Problems on the Cardinality of the Sets

Question

Problem 1

For any set $A$, let $B^A$ be the set of all functions mapping $A$ into the set $B=\{0,1\}$. Show that $\left \lvert B^A \right \rvert=\left \lvert\mathscr {P}(A)\right \rvert$ where $\left\lvert S \right \rvert$ means the cardinality of $S$, for any set $S$ and $\mathscr {P}(A)$ denotes the Power Set of $A$.

Problem 2

1. Show that (using the same notation as the above problem) $\mathscr {P}(A)$ has too many elements to be put in an one to one correspondence with $A$.

2. Explain why this intuitively means that there are an infinite number of infinite cardinal numbers.

3. Is the set of everything a logically acceptable concept? Why or why not?

I have only proved the problems for finite $\left \lvert A \right \rvert$. For a proof of Problem 1 when $\left \lvert A \right \rvert$ is finite, we note that for each element $a \in A$ there are only two choices from the set $B$. Hence the total number of such functions will be $2^\left \lvert A \right \rvert=\left \lvert \mathscr {P}(A) \right \rvert$.

But if $\left \lvert A \right \rvert$ is not finite then I don't know how to proceed because the argument that has been given for finite $\left \lvert A \right \rvert$ may not apply to the non-finite $\left \lvert A \right \rvert$.

Similar problem is with Problem 2. For the first part if $\left \lvert A \right \rvert$ is finite then we note that for a bijection to exist between $A$ and $\mathscr P(A)$ then $\left \lvert \mathscr {P}(A) \right \rvert$ must be equal to $\left \lvert A \right \rvert$. But since for finite $\left \lvert A \right \rvert$, it is an integer and for all $\left \lvert A \right \rvert \geq1$ we have $\left \lvert A \right \rvert<2^{\left \lvert A \right \rvert}$, we conclude that for finite $\left \lvert A \right \rvert$ there cannot exist a bijection between $A$ and $\mathscr P(A)$.

But here again the problem is when $\left \lvert A \right \rvert$ is non-finite.
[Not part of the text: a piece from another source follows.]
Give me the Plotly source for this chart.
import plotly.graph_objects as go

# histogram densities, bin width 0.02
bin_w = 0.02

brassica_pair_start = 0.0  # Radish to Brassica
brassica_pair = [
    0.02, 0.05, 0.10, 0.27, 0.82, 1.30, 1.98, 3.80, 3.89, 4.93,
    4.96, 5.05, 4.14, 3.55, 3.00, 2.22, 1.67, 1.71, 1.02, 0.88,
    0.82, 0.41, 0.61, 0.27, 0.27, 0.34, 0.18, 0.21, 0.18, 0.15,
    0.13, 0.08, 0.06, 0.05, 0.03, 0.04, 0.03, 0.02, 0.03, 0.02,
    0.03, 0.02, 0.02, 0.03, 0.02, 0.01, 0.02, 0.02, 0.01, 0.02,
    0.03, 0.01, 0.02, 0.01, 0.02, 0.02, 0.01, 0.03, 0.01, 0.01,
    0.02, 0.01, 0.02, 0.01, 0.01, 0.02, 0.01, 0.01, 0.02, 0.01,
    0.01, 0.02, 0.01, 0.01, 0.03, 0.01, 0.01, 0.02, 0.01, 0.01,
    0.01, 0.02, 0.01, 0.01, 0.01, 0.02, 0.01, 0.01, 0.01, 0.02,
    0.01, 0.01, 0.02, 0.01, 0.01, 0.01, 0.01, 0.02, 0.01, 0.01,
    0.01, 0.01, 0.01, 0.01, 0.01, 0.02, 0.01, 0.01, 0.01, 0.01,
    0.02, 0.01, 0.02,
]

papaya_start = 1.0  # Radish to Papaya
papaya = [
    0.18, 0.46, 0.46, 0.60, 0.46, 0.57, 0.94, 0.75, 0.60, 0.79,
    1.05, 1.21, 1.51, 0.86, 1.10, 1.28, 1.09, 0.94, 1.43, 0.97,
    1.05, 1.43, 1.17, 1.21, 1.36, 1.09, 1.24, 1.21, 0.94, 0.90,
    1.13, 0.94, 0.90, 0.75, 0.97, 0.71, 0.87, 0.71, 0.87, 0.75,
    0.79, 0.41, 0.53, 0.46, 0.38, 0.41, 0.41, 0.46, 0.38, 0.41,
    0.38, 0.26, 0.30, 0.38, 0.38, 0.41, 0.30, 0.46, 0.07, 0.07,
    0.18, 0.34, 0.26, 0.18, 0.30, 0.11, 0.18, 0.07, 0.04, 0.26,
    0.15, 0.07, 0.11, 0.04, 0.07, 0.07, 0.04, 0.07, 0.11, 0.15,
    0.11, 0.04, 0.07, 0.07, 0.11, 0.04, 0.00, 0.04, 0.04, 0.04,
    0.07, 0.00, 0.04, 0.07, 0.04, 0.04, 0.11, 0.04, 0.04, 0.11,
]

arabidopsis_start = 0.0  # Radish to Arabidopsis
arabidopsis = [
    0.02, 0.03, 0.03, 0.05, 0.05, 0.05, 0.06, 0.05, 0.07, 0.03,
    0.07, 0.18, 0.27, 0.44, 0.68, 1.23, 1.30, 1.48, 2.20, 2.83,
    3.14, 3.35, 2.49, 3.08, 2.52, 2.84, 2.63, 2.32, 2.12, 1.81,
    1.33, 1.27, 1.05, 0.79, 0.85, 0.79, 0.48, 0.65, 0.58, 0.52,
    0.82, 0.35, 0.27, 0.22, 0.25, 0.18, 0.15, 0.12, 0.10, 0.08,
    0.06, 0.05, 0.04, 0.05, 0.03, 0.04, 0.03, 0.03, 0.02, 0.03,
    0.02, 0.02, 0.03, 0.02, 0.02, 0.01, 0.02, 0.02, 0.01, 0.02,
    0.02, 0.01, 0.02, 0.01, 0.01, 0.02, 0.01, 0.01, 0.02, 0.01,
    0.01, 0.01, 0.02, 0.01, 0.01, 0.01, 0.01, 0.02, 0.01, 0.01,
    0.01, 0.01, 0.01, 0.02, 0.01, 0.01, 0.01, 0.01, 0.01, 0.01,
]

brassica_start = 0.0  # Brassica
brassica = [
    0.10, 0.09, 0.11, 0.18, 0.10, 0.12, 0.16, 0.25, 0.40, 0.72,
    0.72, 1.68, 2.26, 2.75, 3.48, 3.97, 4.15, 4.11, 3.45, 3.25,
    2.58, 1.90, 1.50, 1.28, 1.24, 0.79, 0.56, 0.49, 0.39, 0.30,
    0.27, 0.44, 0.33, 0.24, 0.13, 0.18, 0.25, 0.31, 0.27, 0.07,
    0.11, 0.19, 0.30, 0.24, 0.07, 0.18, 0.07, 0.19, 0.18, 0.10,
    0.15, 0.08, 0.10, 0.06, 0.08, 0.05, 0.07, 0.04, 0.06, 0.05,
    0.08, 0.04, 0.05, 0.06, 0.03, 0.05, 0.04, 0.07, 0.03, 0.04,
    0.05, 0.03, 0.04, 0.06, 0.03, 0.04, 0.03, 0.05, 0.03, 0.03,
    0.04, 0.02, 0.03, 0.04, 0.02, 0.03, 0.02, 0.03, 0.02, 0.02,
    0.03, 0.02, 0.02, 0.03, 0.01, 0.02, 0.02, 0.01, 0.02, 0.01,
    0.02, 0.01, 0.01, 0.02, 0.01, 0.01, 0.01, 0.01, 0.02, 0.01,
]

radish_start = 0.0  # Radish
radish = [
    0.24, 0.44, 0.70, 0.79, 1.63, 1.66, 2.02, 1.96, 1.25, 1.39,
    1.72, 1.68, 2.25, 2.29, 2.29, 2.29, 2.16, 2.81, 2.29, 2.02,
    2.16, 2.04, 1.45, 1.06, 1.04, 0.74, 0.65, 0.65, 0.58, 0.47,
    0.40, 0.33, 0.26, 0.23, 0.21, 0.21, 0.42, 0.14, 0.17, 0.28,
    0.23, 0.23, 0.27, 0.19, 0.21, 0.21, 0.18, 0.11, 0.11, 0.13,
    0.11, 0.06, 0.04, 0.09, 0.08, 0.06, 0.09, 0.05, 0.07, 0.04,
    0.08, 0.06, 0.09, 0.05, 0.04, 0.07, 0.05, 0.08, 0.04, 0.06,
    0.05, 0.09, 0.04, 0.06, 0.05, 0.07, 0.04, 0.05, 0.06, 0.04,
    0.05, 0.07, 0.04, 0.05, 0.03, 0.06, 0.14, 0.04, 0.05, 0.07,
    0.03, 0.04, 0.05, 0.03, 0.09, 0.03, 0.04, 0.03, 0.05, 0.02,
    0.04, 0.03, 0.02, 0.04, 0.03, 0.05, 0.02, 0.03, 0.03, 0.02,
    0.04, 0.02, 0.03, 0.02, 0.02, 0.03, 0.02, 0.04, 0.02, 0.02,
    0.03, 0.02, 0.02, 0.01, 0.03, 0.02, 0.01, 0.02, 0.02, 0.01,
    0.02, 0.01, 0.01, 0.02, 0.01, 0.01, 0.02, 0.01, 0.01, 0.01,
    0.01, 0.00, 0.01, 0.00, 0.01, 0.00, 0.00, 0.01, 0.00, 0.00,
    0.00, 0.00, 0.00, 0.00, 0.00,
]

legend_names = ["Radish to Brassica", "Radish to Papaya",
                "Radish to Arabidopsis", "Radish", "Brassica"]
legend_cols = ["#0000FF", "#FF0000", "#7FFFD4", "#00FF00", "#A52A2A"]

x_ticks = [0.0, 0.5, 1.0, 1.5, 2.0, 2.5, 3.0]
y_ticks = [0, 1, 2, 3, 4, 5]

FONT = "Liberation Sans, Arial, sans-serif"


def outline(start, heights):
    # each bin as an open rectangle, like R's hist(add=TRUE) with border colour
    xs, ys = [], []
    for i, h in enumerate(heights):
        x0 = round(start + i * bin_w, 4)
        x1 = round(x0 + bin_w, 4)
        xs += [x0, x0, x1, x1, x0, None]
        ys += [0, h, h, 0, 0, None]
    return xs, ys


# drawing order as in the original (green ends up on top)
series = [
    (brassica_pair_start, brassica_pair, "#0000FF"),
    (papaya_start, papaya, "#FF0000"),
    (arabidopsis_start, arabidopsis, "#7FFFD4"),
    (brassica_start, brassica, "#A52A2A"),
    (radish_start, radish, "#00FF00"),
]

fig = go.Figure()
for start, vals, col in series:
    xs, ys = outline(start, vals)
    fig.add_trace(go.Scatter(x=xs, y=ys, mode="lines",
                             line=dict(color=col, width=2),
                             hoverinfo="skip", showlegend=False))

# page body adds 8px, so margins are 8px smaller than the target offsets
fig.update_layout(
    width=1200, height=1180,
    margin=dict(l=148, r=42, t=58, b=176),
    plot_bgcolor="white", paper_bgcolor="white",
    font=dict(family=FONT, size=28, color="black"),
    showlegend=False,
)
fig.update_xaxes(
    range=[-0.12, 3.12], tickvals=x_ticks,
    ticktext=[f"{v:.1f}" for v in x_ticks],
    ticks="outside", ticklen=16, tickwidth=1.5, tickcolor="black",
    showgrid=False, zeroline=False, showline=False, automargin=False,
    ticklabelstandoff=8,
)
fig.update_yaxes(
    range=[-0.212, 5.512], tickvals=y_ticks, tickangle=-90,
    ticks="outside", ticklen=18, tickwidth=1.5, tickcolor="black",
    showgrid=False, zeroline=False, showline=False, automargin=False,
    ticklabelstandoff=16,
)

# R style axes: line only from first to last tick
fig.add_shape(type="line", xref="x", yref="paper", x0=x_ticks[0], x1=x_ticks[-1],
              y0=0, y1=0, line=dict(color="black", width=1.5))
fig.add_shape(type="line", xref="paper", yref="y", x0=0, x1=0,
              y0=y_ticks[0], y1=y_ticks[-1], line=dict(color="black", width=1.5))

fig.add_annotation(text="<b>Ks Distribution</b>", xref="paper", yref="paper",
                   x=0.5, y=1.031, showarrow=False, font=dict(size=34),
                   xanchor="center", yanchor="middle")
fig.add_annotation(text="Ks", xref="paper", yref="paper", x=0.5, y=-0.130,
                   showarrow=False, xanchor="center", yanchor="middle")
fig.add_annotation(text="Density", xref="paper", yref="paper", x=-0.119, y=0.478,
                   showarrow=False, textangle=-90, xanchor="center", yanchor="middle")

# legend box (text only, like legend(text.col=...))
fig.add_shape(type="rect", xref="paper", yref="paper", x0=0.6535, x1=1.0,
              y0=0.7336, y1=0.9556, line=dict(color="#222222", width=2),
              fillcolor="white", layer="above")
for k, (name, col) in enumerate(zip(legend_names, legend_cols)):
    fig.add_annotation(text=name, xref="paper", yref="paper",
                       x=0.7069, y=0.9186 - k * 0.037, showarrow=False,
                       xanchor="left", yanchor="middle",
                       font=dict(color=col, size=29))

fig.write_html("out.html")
For third part of Problem 2, is the answer simply is that since everything is not a well-defined concept, the set of everything is not a logically acceptable concept, or is there some more subtle reasoning?

How can the problem be tackled?

Answer 1

In general, when we consider the cardinality, we use the concept of a 'bijection'.

So, in problem 1, if you want to show such equality in general case, you should construct explicit or implicit form of bijection between $\mathcal{P}(A)$ and $B^{A}$

In problem 2, you should argue by contradiction. Suppose there exists a bijection between two sets, then some contradiction happen.

Suppose $g:A \rightarrow 2^A$, then consider $B=\{x\in A| x\notin g(x)\}$ and note that $B\in 2^A$.

So that, there is $y\in A$ such that $g(y)=B$.

Either $y\in B$ or $y\notin B$, you can easily observe what is contradiction.

Such method used above is called 'Diagonalization'.